The last person to join the angelic ranks was Peter Falk. His part was a sort of comedy idea: he had to be some extremely famous figure, and you would gradually realize he was a former angel. At first I thought of painters, writers, and so on, even politicians, someone like Willy Brandt, but you couldn’t film with those people. And he had to be someone so famous that he’d be instantly recognized, and you’d say to yourself: “Ah, so he’s an angel too . . .” In the end, I got around to thinking of actors, and then, by necessity, of American actors. They are the only world-famous actors. One evening I got Peter Falk on the telephone and told him this bewildering story of guardian angels, circuses, a trapeze artiste, and an American actor who charms his former colleagues. There was a pause, and then he asked me if I could send him a script. I said: “No, I can’t. There’s nothing in writing about this ex-angel. I can’t even send you a single page: he’s just an idea.” He liked that; if I’d sent him a script, he might not have accepted.
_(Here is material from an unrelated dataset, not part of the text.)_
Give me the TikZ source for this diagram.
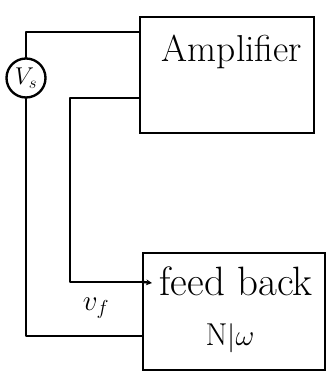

But since there was nothing to go on at all, he said: “Ah, I’ve worked like that before, with Cassavetes, and honestly, I prefer working without a script.”

We spoke only twice on the telephone. He landed in Berlin one Friday night; we talked about his scenes over the weekend and filmed them the following week. He so liked the crew and the work that he ended up staying another week. He kept hoping we might film some more scenes with him. Since he didn’t know Berlin at all, he was forever going for walks. It was a bit like his part in the film: we kept looking for him, and he was always off walking somewhere.